Un petit calcul permet d’affirmer grosso modo que si les quatre maisons de justice ont pu permettre 362 conciliations, mathématiquement, il revient à une maison près de 90 conciliations annuelles, soit un peu plus de 7 affaires par mois. Et c’est ce chiffre qui ferait la fierté du ministre de la Justice. Au point qu’il penserait probablement à leur extension sur l’étendue du territoire national. Ainsi, il ne serait pas étonnant que bientôt, le pays sollicite des fonds pour contruire d’autres maisons de justice qu’il faudra équiper en matériel et bureautique, en personnel qui devront prétendre à des perdiems et tout le reste.
Une invention pour imiter les Gatsatsa au Rwanda après le génocide de 1994. Mais seulement, le Togo ne sort pas d’une guerre civile pour qu’on ait recours à cette pratique inconstitutionnelle. Mais à y voir de près, nous voyons plutôt dans ces maisons de justice des rallonges de procédures et des dépenses supplémentaires au cas où les parties se disaient insatisfaites. Une forme de justice frelatée en somme.
Des règlements à l’amiable, les chefs coutumiers s’en chargent déjà et depuis des lustres sans qu’il y ait besoin de « construire » de maisons de justice. C’est à croire qu’on cherche à leur dénier ce droit de règlement des litiges au profit d’un « projet budgétivore ».

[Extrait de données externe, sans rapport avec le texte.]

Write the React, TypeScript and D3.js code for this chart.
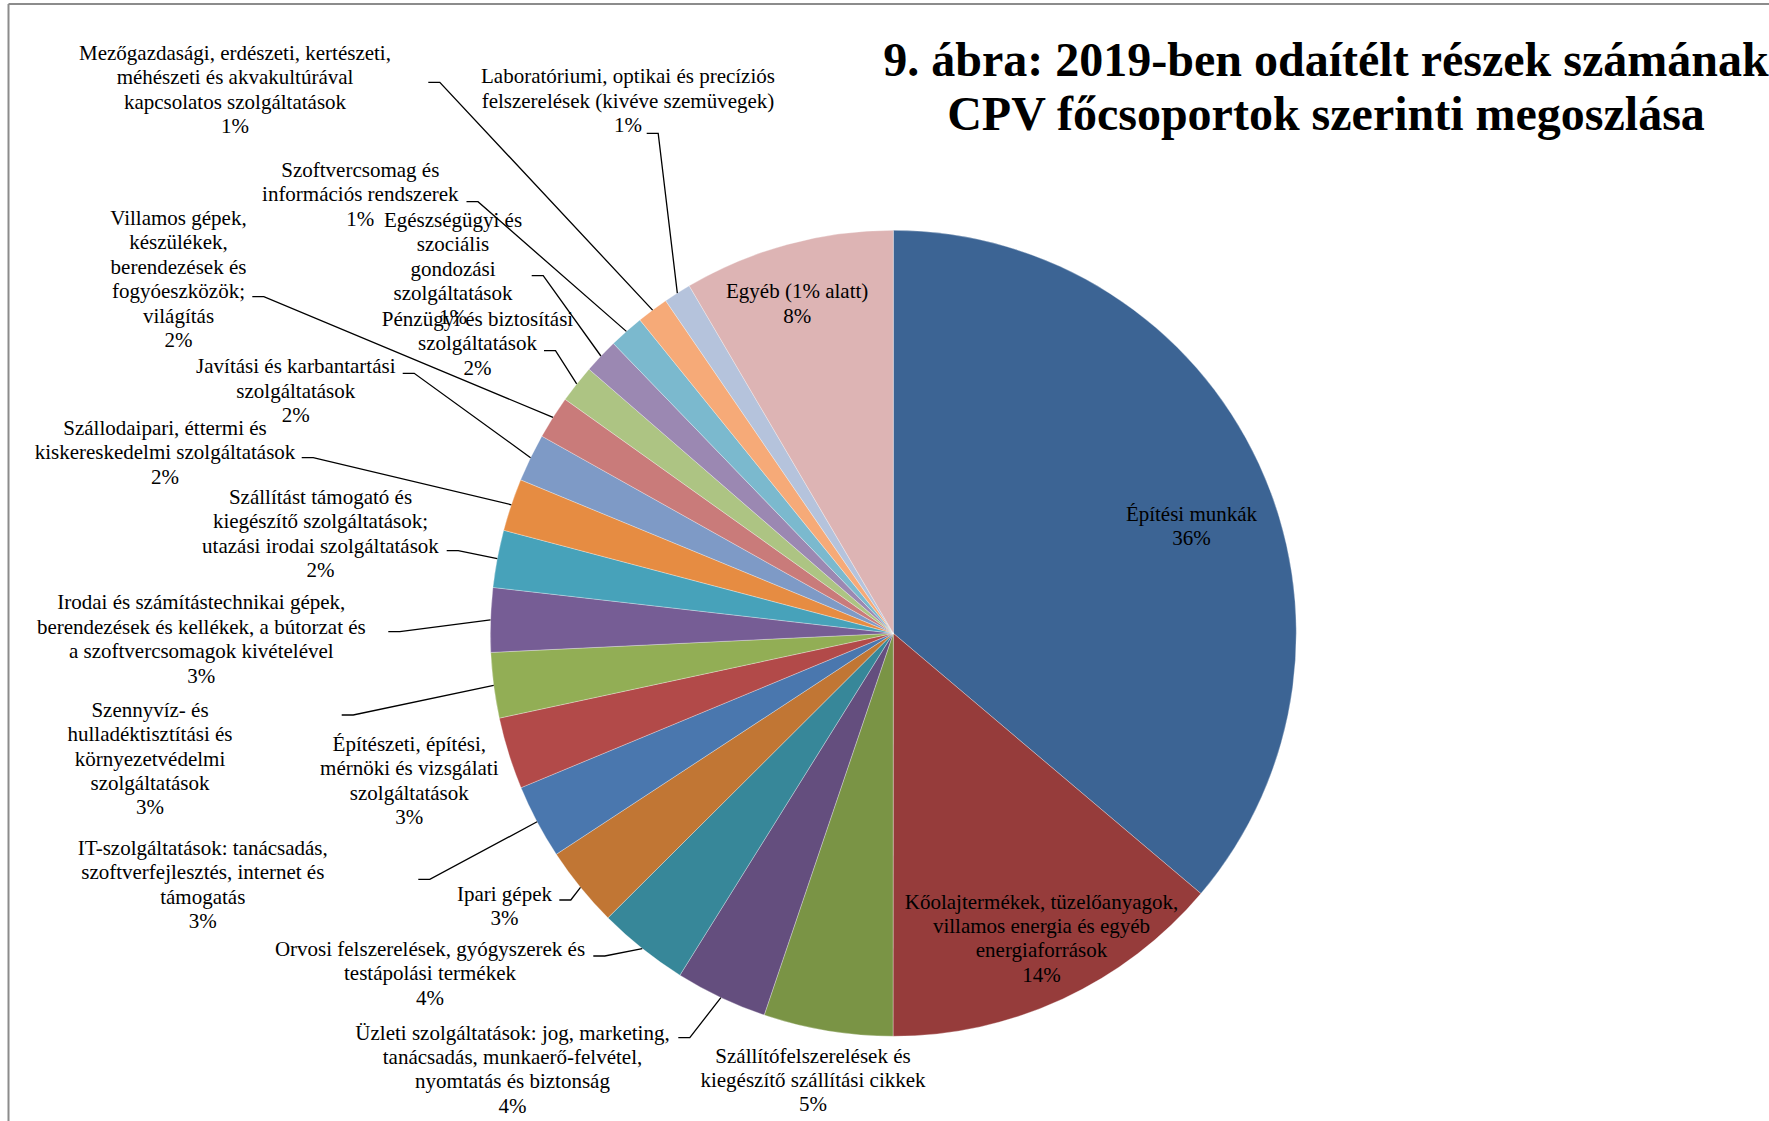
import React from "react";
import * as d3 from "d3";

// ---- data ----
const categories: string[] = [
  "Építési munkák",
  "Kőolajtermékek, tüzelőanyagok,\nvillamos energia és egyéb\nenergiaforrások",
  "Szállítófelszerelések és\nkiegészítő szállítási cikkek",
  "Üzleti szolgáltatások: jog, marketing,\ntanácsadás, munkaerő-felvétel,\nnyomtatás és biztonság",
  "Orvosi felszerelések, gyógyszerek és\ntestápolási termékek",
  "Ipari gépek",
  "IT-szolgáltatások: tanácsadás,\nszoftverfejlesztés, internet és\ntámogatás",
  "Építészeti, építési,\nmérnöki és vizsgálati\nszolgáltatások",
  "Szennyvíz- és\nhulladéktisztítási és\nkörnyezetvédelmi\nszolgáltatások",
  "Irodai és számítástechnikai gépek,\nberendezések és kellékek, a bútorzat és\na szoftvercsomagok kivételével",
  "Szállítást támogató és\nkiegészítő szolgáltatások;\nutazási irodai szolgáltatások",
  "Szállodaipari, éttermi és\nkiskereskedelmi szolgáltatások",
  "Javítási és karbantartási\nszolgáltatások",
  "Villamos gépek,\nkészülékek,\nberendezések és\nfogyóeszközök;\nvilágítás",
  "Pénzügyi és biztosítási\nszolgáltatások",
  "Egészségügyi és\nszociális\ngondozási\nszolgáltatások",
  "Szoftvercsomag és\ninformációs rendszerek",
  "Mezőgazdasági, erdészeti, kertészeti,\nméhészeti és akvakultúrával\nkapcsolatos szolgáltatások",
  "Laboratóriumi, optikai és precíziós\nfelszerelések (kivéve szemüvegek)",
  "Egyéb (1% alatt)",
];

const shares: number[] = [
  36.17, 13.83, 5.18, 3.69, 3.64, 3.24, 2.98, 2.88, 2.62, 2.57,
  2.3, 2.1, 1.92, 1.72, 1.52, 1.4, 1.4, 1.27, 1.1, 8.45,
];

const titleLines: string[] = [
  "9. ábra: 2019-ben odaítélt részek számának",
  "CPV főcsoportok szerinti megoszlása",
];

// ---- styles ----
const colors: string[] = [
  "#3c6494", "#963c3b", "#7a9445", "#644e7e", "#378799", "#c17634",
  "#4a77ae", "#b24a49", "#92ae55", "#765d95", "#47a2ba", "#e68c42",
  "#7e9ac6", "#c97b7a", "#adc483", "#9b88b2", "#7bb9ce", "#f6aa78",
  "#b5c3dc", "#ddb4b4",
];

// ---- layout of the data labels (label centre x, first baseline y, leader start) ----
type LabelPos = { x: number; y: number; lead?: [number, number] };
const labelLayout: LabelPos[] = [
  { x: 1191.5, y: 521 },
  { x: 1041.5, y: 908.5 },
  { x: 813, y: 1062.5 },
  { x: 512.5, y: 1039.5, lead: [678.3, 1037.7] },
  { x: 430, y: 956, lead: [593.3, 956] },
  { x: 504.5, y: 900.7, lead: [559.3, 900] },
  { x: 202.8, y: 855, lead: [418.3, 879.3] },
  { x: 409.3, y: 750.7 },
  { x: 150, y: 716.7, lead: [341.7, 715] },
  { x: 201.3, y: 609.3, lead: [388.3, 631.7] },
  { x: 320.5, y: 504, lead: [446.7, 550.7] },
  { x: 165, y: 435, lead: [301.7, 457.7] },
  { x: 295.8, y: 373.3, lead: [402.7, 373.3] },
  { x: 178.5, y: 225, lead: [252.3, 296.7] },
  { x: 477.5, y: 326, lead: [544, 350.7] },
  { x: 453, y: 226.7, lead: [531.7, 275.7] },
  { x: 360.3, y: 176.7, lead: [466.5, 201.7] },
  { x: 235, y: 60, lead: [428.3, 82.3] },
  { x: 628, y: 83.3, lead: [646.7, 133.3] },
  { x: 797.2, y: 298.3 },
];

const W = 1769;
const H = 1121;
const CX = 893.3;
const CY = 633.3;
const R = 403;
const FONT = "'Liberation Serif', 'Times New Roman', Times, serif";
const LABEL_SIZE = 21;
const LINE_H = 24.4;

export default function App() {
  const total = d3.sum(shares);
  const pie = d3
    .pie<number>()
    .sort(null)
    .value((d) => d)
    .startAngle(0)
    .endAngle(2 * Math.PI);
  const arcs = pie(shares);
  const arc = d3.arc<d3.PieArcDatum<number>>().innerRadius(0).outerRadius(R);
  const rim = d3.arc<d3.PieArcDatum<number>>().innerRadius(R).outerRadius(R);

  return (
    <svg
      width={W}
      height={H}
      viewBox={`0 0 ${W} ${H}`}
      style={{ position: "absolute", left: 0, top: 0, background: "#fff" }}
    >
      <rect x={0} y={0} width={W} height={H} fill="#fff" />
      {/* chart area frame (cropped) */}
      <line x1={8.5} y1={4} x2={W} y2={4} stroke="#8c8c8c" strokeWidth={2} />
      <line x1={8.5} y1={4} x2={8.5} y2={H} stroke="#8c8c8c" strokeWidth={2} />

      <g transform={`translate(${CX},${CY})`}>
        {arcs.map((a, i) => (
          <path
            key={i}
            d={arc(a) || ""}
            fill={colors[i]}
            stroke="#ffffff"
            strokeOpacity={0.5}
            strokeWidth={0.6}
          />
        ))}
      </g>

      {/* leader lines */}
      <g fill="none" stroke="#000" strokeWidth={1.3}>
        {arcs.map((a, i) => {
          const l = labelLayout[i];
          if (!l.lead) return null;
          const [px, py] = rim.centroid(a);
          const [sx, sy] = l.lead;
          return (
            <path
              key={i}
              d={`M${sx},${sy}H${sx + 11.5}L${CX + px},${CY + py}`}
            />
          );
        })}
      </g>

      {/* data labels */}
      <g fontFamily={FONT} fontSize={LABEL_SIZE} fill="#000" textAnchor="middle">
        {categories.map((c, i) => {
          const l = labelLayout[i];
          const lines = c.split("\n");
          lines.push(`${Math.round((shares[i] / total) * 100)}%`);
          return (
            <text key={i} x={l.x} y={l.y}>
              {lines.map((t, j) => (
                <tspan key={j} x={l.x} y={l.y + j * LINE_H}>
                  {t}
                </tspan>
              ))}
            </text>
          );
        })}
      </g>

      {/* title */}
      <g fontFamily={FONT} fontSize={48} fontWeight="bold" fill="#000" textAnchor="middle">
        {titleLines.map((t, i) => (
          <text key={i} x={1326} y={76 + i * 54}>
            {t}
          </text>
        ))}
      </g>
    </svg>
  );
}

Au lieu de renforcer l’institution judiciaire en hommes et en matériel, puis renforcer les capacités des magistrats et créer des tribunaux dans des zones à fortes densités humaines, on se contente de fabriquer des maisons de justice. Or la constitution est claire que seul l’État rend justice. Autrement dit seule la magistrature, pouvoir judiciaire peut rendre justice. On se demande comment des personnes qui ne font pas partie du corps judiciaire vont rendre justice sans aucune modification de la Constitution. Probablement que le ministre Agbetomey dispose de la baraka pour ça. Pendant qu’on cherche à booster hors des tribunaux les démarcheurs, on crée des maisons de justice avec des non magistrats. Que voudrait-on alors reprocher à ces démarcheurs qui s’érigent en « justiciers » ?
Un projet de modernisation de la justice d’une dizaine de milliards FCFA a été financé pour redorer le blason de l’appareil judiciaire. On n’a pas encore fait d’audit pour évaluer à quoi ces fonds ont servi et revoilà un ministre qui veut encore mettre à contribution le contribuable togolais. Pour un gros zéro.
D’ailleurs, quelle est l’enquête qui aurait relevé l’inefficacité des tribunaux et qui serait le ferment sur lequel la création de maisons de justice viendrait se greffer ? Car il ne suffit plus de faire un rêve « I have a dream » et de vouloir le matérialiser. Il existe des tribunaux dont les bâtiments ne sont pas la propriété de l’Etat togolais. Pius Agbetomey gagnerait à régler d’abord ce problème avant d’en entrevoir d’autres qui sont loin de relever de l’urgence. Car lutter contre la corruption au sein de l’appareil judiciaire, pourvoir le système en personnel et en matériel de travail sont plus urgents.